• **Stated problem**:
Please reproduce exactly the lines between the line holding "Generate a Python" and the line holding "import numpy as np", inclusive, leaving out any pictures.

• **Material for this task**:
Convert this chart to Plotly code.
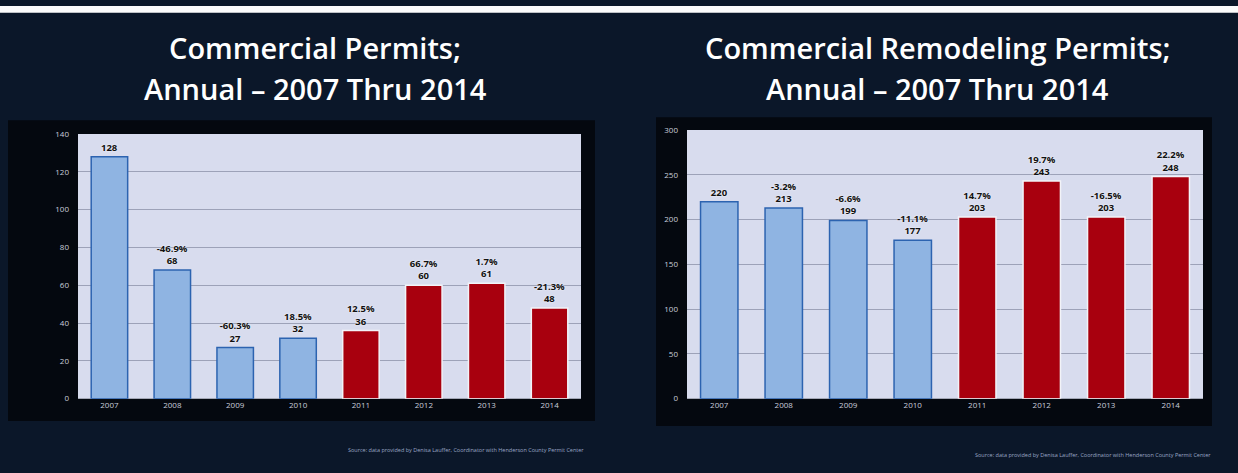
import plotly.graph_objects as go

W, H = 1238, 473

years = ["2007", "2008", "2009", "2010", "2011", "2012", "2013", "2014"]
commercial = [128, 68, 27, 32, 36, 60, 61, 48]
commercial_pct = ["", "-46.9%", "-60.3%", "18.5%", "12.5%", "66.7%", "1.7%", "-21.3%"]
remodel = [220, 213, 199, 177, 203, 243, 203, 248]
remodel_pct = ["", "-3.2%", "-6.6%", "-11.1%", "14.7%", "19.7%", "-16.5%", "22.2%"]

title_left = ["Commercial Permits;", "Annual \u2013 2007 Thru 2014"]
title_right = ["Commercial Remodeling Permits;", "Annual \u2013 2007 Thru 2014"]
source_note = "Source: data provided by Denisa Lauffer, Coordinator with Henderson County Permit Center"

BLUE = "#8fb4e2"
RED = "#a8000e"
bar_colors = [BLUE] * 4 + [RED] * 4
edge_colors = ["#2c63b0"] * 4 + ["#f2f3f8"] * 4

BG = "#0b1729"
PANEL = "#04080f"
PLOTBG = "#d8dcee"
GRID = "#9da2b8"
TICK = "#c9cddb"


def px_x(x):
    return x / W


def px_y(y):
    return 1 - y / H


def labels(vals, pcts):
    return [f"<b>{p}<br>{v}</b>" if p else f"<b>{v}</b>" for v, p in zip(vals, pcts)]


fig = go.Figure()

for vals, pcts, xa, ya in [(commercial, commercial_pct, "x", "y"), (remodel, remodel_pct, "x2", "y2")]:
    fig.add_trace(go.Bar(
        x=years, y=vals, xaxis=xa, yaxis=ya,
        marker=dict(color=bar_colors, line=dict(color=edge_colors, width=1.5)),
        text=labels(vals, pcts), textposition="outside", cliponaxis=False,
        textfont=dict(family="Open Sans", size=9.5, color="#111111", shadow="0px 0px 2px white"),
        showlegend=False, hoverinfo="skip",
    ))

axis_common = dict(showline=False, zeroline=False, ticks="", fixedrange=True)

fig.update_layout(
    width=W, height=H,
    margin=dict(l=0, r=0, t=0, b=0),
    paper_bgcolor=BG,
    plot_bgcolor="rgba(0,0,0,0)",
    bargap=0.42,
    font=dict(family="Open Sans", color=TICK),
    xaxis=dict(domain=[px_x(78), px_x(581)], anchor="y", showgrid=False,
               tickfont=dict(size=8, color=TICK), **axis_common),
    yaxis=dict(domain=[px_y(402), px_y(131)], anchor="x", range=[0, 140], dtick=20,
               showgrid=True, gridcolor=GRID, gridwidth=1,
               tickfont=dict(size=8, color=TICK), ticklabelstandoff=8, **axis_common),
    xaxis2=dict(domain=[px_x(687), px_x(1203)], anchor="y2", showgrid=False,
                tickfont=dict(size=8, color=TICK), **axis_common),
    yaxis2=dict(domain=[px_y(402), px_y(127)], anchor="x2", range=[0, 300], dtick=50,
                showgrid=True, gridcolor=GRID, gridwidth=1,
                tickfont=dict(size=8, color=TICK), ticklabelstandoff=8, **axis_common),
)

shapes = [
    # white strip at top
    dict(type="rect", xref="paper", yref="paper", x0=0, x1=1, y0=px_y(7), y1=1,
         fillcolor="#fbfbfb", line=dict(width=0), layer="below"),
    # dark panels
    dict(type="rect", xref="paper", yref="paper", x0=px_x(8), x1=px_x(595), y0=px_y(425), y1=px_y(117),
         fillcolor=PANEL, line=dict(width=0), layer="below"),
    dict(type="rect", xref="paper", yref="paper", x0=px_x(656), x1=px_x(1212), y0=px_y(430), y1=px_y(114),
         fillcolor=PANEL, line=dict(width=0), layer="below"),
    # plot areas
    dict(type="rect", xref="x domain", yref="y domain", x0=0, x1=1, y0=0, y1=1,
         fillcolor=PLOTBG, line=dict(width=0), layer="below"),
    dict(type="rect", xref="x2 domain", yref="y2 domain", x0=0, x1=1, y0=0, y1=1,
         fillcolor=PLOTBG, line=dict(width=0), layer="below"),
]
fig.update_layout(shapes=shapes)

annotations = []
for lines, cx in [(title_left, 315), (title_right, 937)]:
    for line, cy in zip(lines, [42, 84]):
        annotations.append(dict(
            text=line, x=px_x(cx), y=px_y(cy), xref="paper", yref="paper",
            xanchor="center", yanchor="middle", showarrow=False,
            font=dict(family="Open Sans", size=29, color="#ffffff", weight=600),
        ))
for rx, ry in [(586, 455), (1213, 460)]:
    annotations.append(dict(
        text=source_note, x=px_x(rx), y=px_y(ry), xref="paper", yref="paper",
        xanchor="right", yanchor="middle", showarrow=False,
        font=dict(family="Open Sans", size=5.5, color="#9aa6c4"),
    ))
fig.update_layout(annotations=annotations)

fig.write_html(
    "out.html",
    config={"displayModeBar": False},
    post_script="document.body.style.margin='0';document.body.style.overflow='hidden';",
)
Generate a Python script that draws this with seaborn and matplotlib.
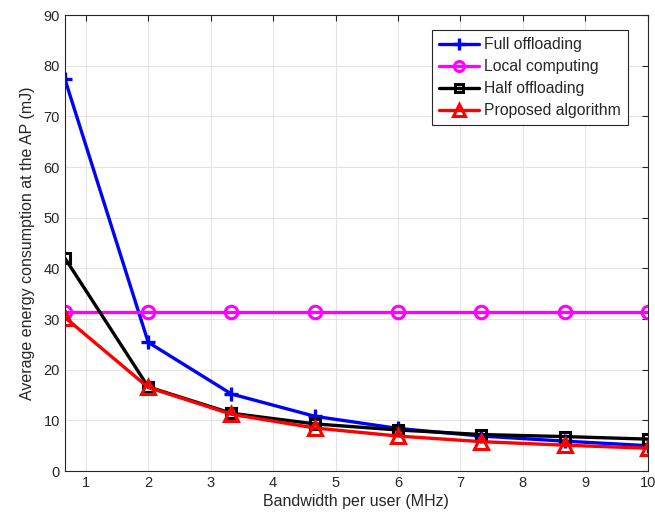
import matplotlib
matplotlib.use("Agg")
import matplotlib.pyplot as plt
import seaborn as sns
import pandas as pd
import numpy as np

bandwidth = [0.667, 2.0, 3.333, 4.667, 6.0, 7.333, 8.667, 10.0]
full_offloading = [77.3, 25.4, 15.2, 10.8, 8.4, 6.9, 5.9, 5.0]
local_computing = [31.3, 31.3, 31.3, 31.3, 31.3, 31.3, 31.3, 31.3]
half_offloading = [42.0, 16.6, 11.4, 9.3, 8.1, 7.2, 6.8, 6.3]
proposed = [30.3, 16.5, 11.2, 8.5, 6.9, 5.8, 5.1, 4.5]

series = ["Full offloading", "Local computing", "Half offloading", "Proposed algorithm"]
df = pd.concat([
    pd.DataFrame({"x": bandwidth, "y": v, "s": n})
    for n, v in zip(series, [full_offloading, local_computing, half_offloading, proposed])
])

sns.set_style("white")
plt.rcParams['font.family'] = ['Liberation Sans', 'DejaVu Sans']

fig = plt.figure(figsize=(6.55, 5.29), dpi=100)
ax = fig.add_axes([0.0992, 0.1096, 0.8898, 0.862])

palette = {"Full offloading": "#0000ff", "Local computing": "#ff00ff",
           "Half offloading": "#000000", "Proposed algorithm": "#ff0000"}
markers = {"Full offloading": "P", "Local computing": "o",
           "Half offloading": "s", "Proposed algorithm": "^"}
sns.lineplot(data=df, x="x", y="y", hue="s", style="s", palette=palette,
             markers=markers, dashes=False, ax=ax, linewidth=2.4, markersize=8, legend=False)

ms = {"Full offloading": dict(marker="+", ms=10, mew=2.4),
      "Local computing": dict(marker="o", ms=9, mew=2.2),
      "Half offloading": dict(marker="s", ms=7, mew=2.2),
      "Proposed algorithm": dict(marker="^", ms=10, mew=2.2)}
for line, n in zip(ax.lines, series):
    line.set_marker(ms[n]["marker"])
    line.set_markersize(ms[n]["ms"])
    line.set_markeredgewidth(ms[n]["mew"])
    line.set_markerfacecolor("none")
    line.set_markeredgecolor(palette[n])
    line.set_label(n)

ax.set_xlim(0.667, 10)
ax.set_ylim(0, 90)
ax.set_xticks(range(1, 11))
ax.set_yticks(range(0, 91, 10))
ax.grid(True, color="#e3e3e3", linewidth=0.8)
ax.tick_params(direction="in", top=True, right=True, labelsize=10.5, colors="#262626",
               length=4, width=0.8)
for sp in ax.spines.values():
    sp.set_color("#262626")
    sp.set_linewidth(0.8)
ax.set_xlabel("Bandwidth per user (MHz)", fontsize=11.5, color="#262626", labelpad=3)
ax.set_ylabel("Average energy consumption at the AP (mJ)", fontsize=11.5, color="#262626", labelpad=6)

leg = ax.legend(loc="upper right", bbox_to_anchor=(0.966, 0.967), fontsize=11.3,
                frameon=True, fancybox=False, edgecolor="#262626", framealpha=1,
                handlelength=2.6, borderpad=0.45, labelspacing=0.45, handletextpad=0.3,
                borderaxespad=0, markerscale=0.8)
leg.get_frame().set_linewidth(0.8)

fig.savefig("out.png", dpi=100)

• **Exercise answer**:
Generate a Python script that draws this with seaborn and matplotlib.
import matplotlib
matplotlib.use("Agg")
import matplotlib.pyplot as plt
import seaborn as sns
import pandas as pd
import numpy as np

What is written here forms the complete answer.